■ **Problem details**
In the entries below, count every line containing "diagram". Return the number and nothing else.

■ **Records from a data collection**

┄┄┄┄┄┄┄┄┄┄┄┄┄┄┄┄┄┄┄┄

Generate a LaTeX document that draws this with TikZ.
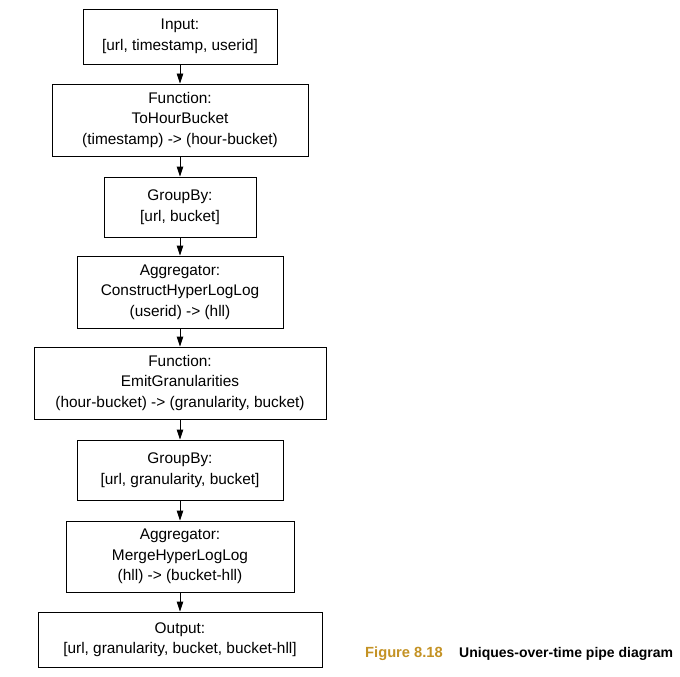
\documentclass[tikz,border=0pt]{standalone}
\usepackage{fontspec}
\setmainfont{Liberation Sans}
\usetikzlibrary{arrows.meta}
\definecolor{figgold}{RGB}{196,146,36}
\tikzset{
  stagebox/.style={draw=black, line width=0.9pt, inner sep=0pt, align=center,
    font=\fontsize{15.4}{20.5}\selectfont, anchor=center},
  flow/.style={line width=0.9pt, -{Triangle[length=10pt,width=6.5pt]}},
}
\begin{document}
\begin{tikzpicture}[x=1pt,y=1pt]
\useasboundingbox[fill=white] (0,0) rectangle (680,-677);
\node[stagebox, minimum width=194pt, minimum height=55pt] (in) at (180,-36.5) {Input:\\{}[url, timestamp, userid]};
\node[stagebox, minimum width=256pt, minimum height=72pt] (f1) at (180,-120) {Function:\\ToHourBucket\\(timestamp) -> (hour-bucket)};
\node[stagebox, minimum width=152pt, minimum height=60pt] (g1) at (180,-207) {GroupBy:\\{}[url, bucket]};
\node[stagebox, minimum width=206pt, minimum height=72pt] (a1) at (180,-292) {Aggregator:\\ConstructHyperLogLog\\(userid) -> (hll)};
\node[stagebox, minimum width=292pt, minimum height=72pt] (f2) at (180,-383) {Function:\\EmitGranularities\\(hour-bucket) -> (granularity, bucket)};
\node[stagebox, minimum width=206pt, minimum height=60pt] (g2) at (180,-470) {GroupBy:\\{}[url, granularity, bucket]};
\node[stagebox, minimum width=228pt, minimum height=71pt] (a2) at (180,-556.5) {Aggregator:\\MergeHyperLogLog\\(hll) -> (bucket-hll)};
\node[stagebox, minimum width=284pt, minimum height=55pt] (out) at (180,-639.5) {Output:\\{}[url, granularity, bucket, bucket-hll]};
\draw[flow] (in) -- (f1);
\draw[flow] (f1) -- (g1);
\draw[flow] (g1) -- (a1);
\draw[flow] (a1) -- (f2);
\draw[flow] (f2) -- (g2);
\draw[flow] (g2) -- (a2);
\draw[flow] (a2) -- (out);
\node[anchor=base west, inner sep=0pt, font=\fontsize{14.7}{16}\selectfont\bfseries, text=figgold] (fignum) at (365,-657) {Figure 8.18};
\node[anchor=base west, inner sep=0pt, font=\fontsize{14}{16}\selectfont\bfseries] (figcap) at (459,-657) {Uniques-over-time pipe diagram};
\end{tikzpicture}
\end{document}
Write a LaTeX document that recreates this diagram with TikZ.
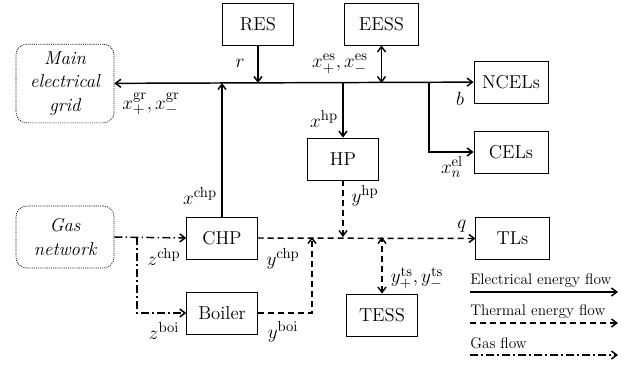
\documentclass[tikz,border=0pt]{standalone}
\usepackage{tikz}
\usetikzlibrary{arrows.meta, positioning, calc}

\tikzset{
  unit/.style={rectangle, draw=black, line width=0.6pt, minimum width=53pt, minimum height=31.5pt, inner sep=0pt, font=\fontsize{14}{16}\selectfont},
  outside/.style={rectangle, draw=black, line width=0.5pt, dash pattern=on 0.8pt off 0.8pt, rounded corners=8pt, minimum width=73.5pt, align=center, inner sep=0pt, font=\fontsize{14}{17.5}\selectfont\itshape},
  lbl/.style={inner sep=0pt, font=\fontsize{15}{17}\selectfont},
  elec/.style={line width=1.1pt},
  therm/.style={line width=1.1pt, dash pattern=on 4.5pt off 3pt},
  gasline/.style={line width=1.1pt, dash pattern=on 6pt off 2.5pt on 1pt off 2.5pt},
  >={Straight Barb[length=4pt, width=6pt]}
}

\begin{document}
\begin{tikzpicture}[x=0.75pt, y=-0.75pt]
\useasboundingbox (0,0) rectangle (640,365);

% electrical side
\node[unit] (res) at (258,24) {RES};
\node[unit, minimum width=55pt] (eess) at (381.5,24) {EESS};
\node[outside, minimum height=59pt] (grid) at (65,83.5) {Main\\electrical\\grid};
\node[unit, minimum width=55.5pt] (ncels) at (511,82) {NCELs};
\node[unit, minimum width=55.5pt] (cels) at (511,152) {CELs};
\node[unit] (hp) at (343,159) {HP};

% gas and thermal side
\node[outside, minimum height=46.5pt] (gas) at (65,237) {Gas\\network};
\node[unit] (chp) at (222,238) {CHP};
\node[unit] (boiler) at (222,313) {Boiler};
\node[unit, minimum width=55pt] (tls) at (512.5,238.5) {TLs};
\node[unit] (tess) at (382,315) {TESS};

\coordinate (bus) at (0,83);
\coordinate (celtap) at (429,83);
\coordinate (heat) at (0,237);
\coordinate (mix) at (312,237);
\coordinate (gastap) at (137,237);

\draw[elec, <->] (grid) -- (ncels);
\draw[elec, ->] (res.south) -- (res.south |- bus);
\draw[elec, <->] (eess.south) -- (eess.south |- bus);
\draw[elec, ->] (chp.north) -- (chp.north |- bus);
\draw[elec, ->] (hp.north |- bus) -- (hp.north);
\draw[elec, ->] (celtap) |- (cels.west);

\draw[therm, ->] (chp.east) -- (tls.west);
\draw[therm, ->] (boiler.east) -| (mix);
\draw[therm, ->] (hp.south) -- (hp.south |- heat);
\draw[therm, <->] (tess.north) -- (tess.north |- heat);

\draw[gasline, ->] (gas.east) -- (chp.west);
\draw[gasline, ->] (gastap) |- (boiler.west);

% labels
\node[lbl] (r) at (240,63) {$r$};
\node[lbl] (xgr) at (151,104) {$x^{\mathrm{gr}}_{+}, x^{\mathrm{gr}}_{-}$};
\node[lbl] (xes) at (340,64) {$x^{\mathrm{es}}_{+}, x^{\mathrm{es}}_{-}$};
\node[lbl] (xhp) at (324,119) {$x^{\mathrm{hp}}$};
\node[lbl] (b) at (460,99) {$b$};
\node[lbl] (xel) at (452,167) {$x^{\mathrm{el}}_{n}$};
\node[lbl] (xchp) at (200,196) {$x^{\mathrm{chp}}$};
\node[lbl] (zchp) at (164,257) {$z^{\mathrm{chp}}$};
\node[lbl] (ychp) at (283,259) {$y^{\mathrm{chp}}$};
\node[lbl] (zboi) at (164,331) {$z^{\mathrm{boi}}$};
\node[lbl] (yboi) at (283,332) {$y^{\mathrm{boi}}$};
\node[lbl] (yhp) at (365,196) {$y^{\mathrm{hp}}$};
\node[lbl] (q) at (462,226) {$q$};
\node[lbl] (yts) at (417,278) {$y^{\mathrm{ts}}_{+}, y^{\mathrm{ts}}_{-}$};

% legend
\node[lbl, anchor=west, font=\fontsize{11.5}{14}\selectfont] (legel) at (470,281) {Electrical energy flow};
\node[lbl, anchor=west, font=\fontsize{11.5}{14}\selectfont] (legth) at (470,312) {Thermal energy flow};
\node[lbl, anchor=west, font=\fontsize{11.5}{14}\selectfont] (leggas) at (470,343) {Gas flow};
\coordinate (legend end) at (618,0);
\draw[elec, ->] (470,292) -- (470,292 -| legend end);
\draw[therm, ->] (470,323) -- (470,323 -| legend end);
\draw[gasline, ->] (470,355) -- (470,355 -| legend end);
\end{tikzpicture}
\end{document}
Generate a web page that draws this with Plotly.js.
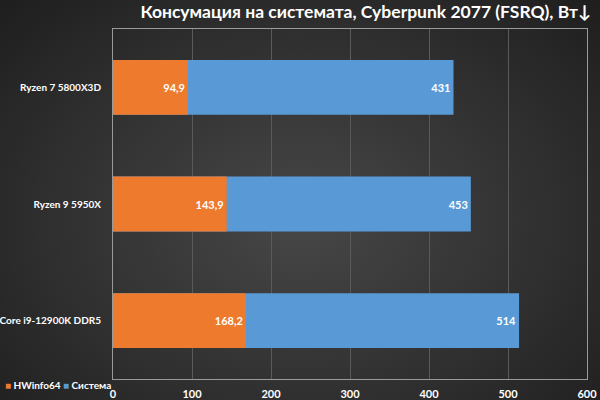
<!DOCTYPE html>
<html>
<head>
<meta charset="utf-8">
<script src="https://cdn.plot.ly/plotly-3.0.1.min.js"></script>
<style>
  html, body { margin: 0; padding: 0; }
  body {
    width: 600px;
    height: 400px;
    background: radial-gradient(ellipse at 50% 55%, #474747 0%, #353535 45%, #1e1e1e 100%);
  }
  #chart { width: 600px; height: 400px; }
</style>
</head>
<body>
<div id="chart"></div>
<script>
let cpus = ['Ryzen 7 5800X3D', 'Ryzen 9 5950X', 'Core i9-12900K DDR5'];
let hwinfo = [94.9, 143.9, 168.2];
let system = [431, 453, 514];
let xticks = [0, 100, 200, 300, 400, 500, 600];
let seriesNames = ['HWinfo64', 'Система'];
let seriesColors = ['#ee7a2e', '#5899d6'];

let fam = 'Lato, "Open Sans", sans-serif';
let font = { family: fam, color: '#ffffff', size: 11, weight: 'bold' };

let data = [
  {
    type: 'bar',
    orientation: 'h',
    y: cpus,
    x: system,
    name: seriesNames[1],
    marker: { color: seriesColors[1] },
    texttemplate: '%{x}',
    textposition: 'inside',
    insidetextanchor: 'end',
    constraintext: 'none',
    textangle: 0,
    textfont: font,
    hoverinfo: 'none',
  },
  {
    type: 'bar',
    orientation: 'h',
    y: cpus,
    x: hwinfo,
    name: seriesNames[0],
    marker: { color: seriesColors[0] },
    texttemplate: '%{x:.1f}',
    textposition: 'inside',
    insidetextanchor: 'end',
    constraintext: 'none',
    textangle: 0,
    textfont: font,
    hoverinfo: 'none',
  },
];

// legend drawn as a compact line of text at the bottom left, like the original
let legendText = seriesNames
  .map((n, i) => '<span style="color:' + seriesColors[i] + '">■</span> ' + n)
  .join(' ');

Plotly.newPlot(
  'chart',
  data,
  {
    width: 600,
    height: 400,
    paper_bgcolor: 'rgba(0,0,0,0)',
    plot_bgcolor: 'rgba(0,0,0,0)',
    separators: ', ',
    barmode: 'overlay',
    bargap: 0.53,
    margin: { t: 29, r: 13, b: 21, l: 113 },
    font: font,
    showlegend: false,
    title: {
      text: 'Консумация на системата, Cyberpunk 2077 (FSRQ), Вт↓',
      font: { family: fam, color: '#ffffff', size: 17.5, weight: 'bold' },
      x: 0.985,
      xanchor: 'right',
      y: 0.985,
      yanchor: 'top',
    },
    xaxis: {
      range: [0, 600],
      tickvals: xticks,
      showgrid: true,
      gridcolor: '#5a5a5a',
      gridwidth: 1,
      showline: true,
      linecolor: '#9a9a9a',
      linewidth: 1,
      mirror: true,
      zeroline: false,
      ticks: '',
      ticklabelstandoff: 5,
      tickfont: font,
      fixedrange: true,
    },
    yaxis: {
      autorange: 'reversed',
      showline: true,
      linecolor: '#9a9a9a',
      linewidth: 1,
      mirror: true,
      ticks: '',
      ticklabelstandoff: 9,
      tickfont: { family: fam, color: '#ffffff', size: 10, weight: 'bold' },
      fixedrange: true,
    },
    annotations: [
      {
        xref: 'paper',
        yref: 'paper',
        x: -0.233,
        y: -0.016,
        xanchor: 'left',
        yanchor: 'middle',
        showarrow: false,
        text: legendText,
        font: { family: fam, color: '#ffffff', size: 10, weight: 'bold' },
      },
    ],
  },
  { staticPlot: true }
);
</script>
</body>
</html>
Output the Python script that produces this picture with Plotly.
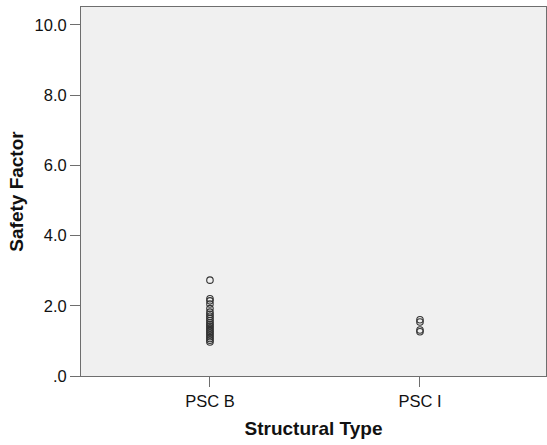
import plotly.graph_objects as go

categories = ["PSC B", "PSC I"]
psc_b_values = [2.73, 2.20, 2.14, 2.05, 1.92, 1.82, 1.76, 1.70, 1.64, 1.58, 1.52, 1.47, 1.42, 1.37, 1.32, 1.27, 1.22, 1.17, 1.12, 1.07, 1.02, 0.97]
psc_i_values = [1.60, 1.54, 1.31, 1.26]
y_tick_vals = [0, 2, 4, 6, 8, 10]
y_tick_text = [".0", "2.0", "4.0", "6.0", "8.0", "10.0"]

fig = go.Figure()
marker = dict(symbol="circle-open", size=6.5, color="#333333", line=dict(width=1.1))
fig.add_trace(go.Scatter(x=[0] * len(psc_b_values), y=psc_b_values, mode="markers", marker=marker, showlegend=False))
fig.add_trace(go.Scatter(x=[1] * len(psc_i_values), y=psc_i_values, mode="markers", marker=marker, showlegend=False))

font = "Liberation Sans, Arial, sans-serif"
fig.update_layout(
    width=547, height=445,
    margin=dict(l=81, r=1, t=7, b=69),
    paper_bgcolor="white",
    plot_bgcolor="#f0f0f0",
    font=dict(family=font, size=16.5, color="#111111"),
    xaxis=dict(
        range=[-0.614, 1.6],
        tickvals=[0, 1], ticktext=categories,
        showgrid=False, zeroline=False, automargin=False,
        showline=True, linecolor="#6e6e6e", linewidth=1, mirror=True,
        ticks="outside", ticklen=10, tickcolor="#6e6e6e",
        title=dict(text="<b>Structural Type</b>", font=dict(size=19), standoff=12),
    ),
    yaxis=dict(
        range=[0, 10.51],
        tickvals=y_tick_vals, ticktext=y_tick_text,
        showgrid=False, zeroline=False, automargin=False,
        showline=True, linecolor="#6e6e6e", linewidth=1, mirror=True,
        ticks="outside", ticklen=10, tickcolor="#6e6e6e",
        title=dict(text="<b>Safety Factor</b>", font=dict(size=19), standoff=5),
    ),
)

fig.write_html(
    "out.html",
    config={"displayModeBar": False},
    post_script="document.body.style.margin='0';document.body.style.padding='0';",
)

┄┄┄┄┄┄┄┄┄┄┄┄┄┄┄┄┄┄┄┄

■ **The reply**
2